Quanto invece agli account istituzionali del sindacato, anche qui ci sarebbero esempi da fare sulle modalità specifiche di utilizzo dei social media. Penso al ruolo di hub e di informazione costante della Cgil nazionale, al lavoro di recupero della memoria dello Spi nazionale, ancora, a come ogni singola categoria stia dando preminenza alla comunicazione sui social rispetto agli old media. Pochi esempi recenti: penso alla comunicazione della firma del contratto dei chimici data su Twitter dalla Filctem Cgil, penso a come la Filcams di Milano (e le connessioni con i Fight For 15) stia seguendo la vertenza di McDonald’s, penso a come la Fp di Roma e Lazio abbia segnalato in tempo reale alcune notizie errate.
Ecco, il sindacato su questo fronte sta osando e sperimentando, magari anche sbagliando a volte, scontrandosi però troppo spesso con account di organi di informazione rigidi, chiusi al confronto, forse loro sì spaventati (che fine hanno fatto i “social media editor?”).
Chiudo con un esempio personale, che riguarda la Fp-Cgil nazionale.
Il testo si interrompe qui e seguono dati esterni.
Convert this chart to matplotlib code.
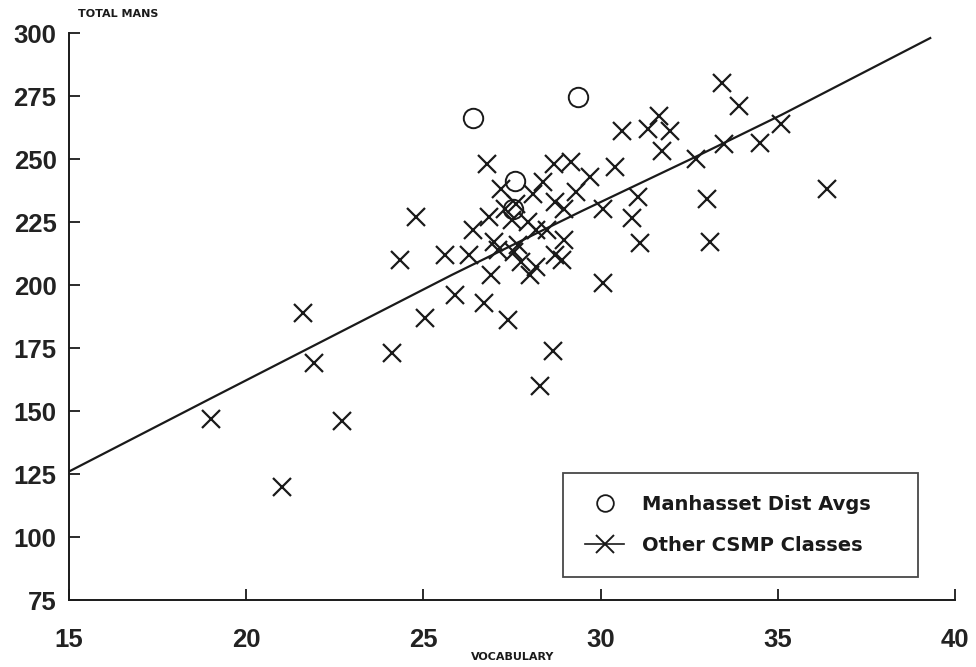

Come si sa, al momento le cifre per il rinnovo del contratti pubblici ammonterebbero a 200 milioni di euro. Venerdì 16 ottobre, a poche ore dal consiglio dei Ministri sulla manovra, come Fp-Cgil nazionale abbiamo messo in piedi velocemente una campagna sui “miseri” cinque euro di aumento, dietro le parole:#Checifai? con i cinque euro di aumento? #DilloMatteo. In questi giorni registriamo centinaia di condivisioni e interazioni, un rilevante livello di engagement, proprio seguendo quella linea che Brudaglio segnava: partecipazione e coinvolgimento.
Nessuno ha la soluzione in tasca ma siamo tutti, con pregi e difetti, in cammino lungo la strada di un nuovo modo di fare comunicazione, alla ricerca di quel “punto di caduta” (dal vocabolario “sindacalese”) tra un mestiere complesso e faticoso e una comunicazione semplice e veloce “.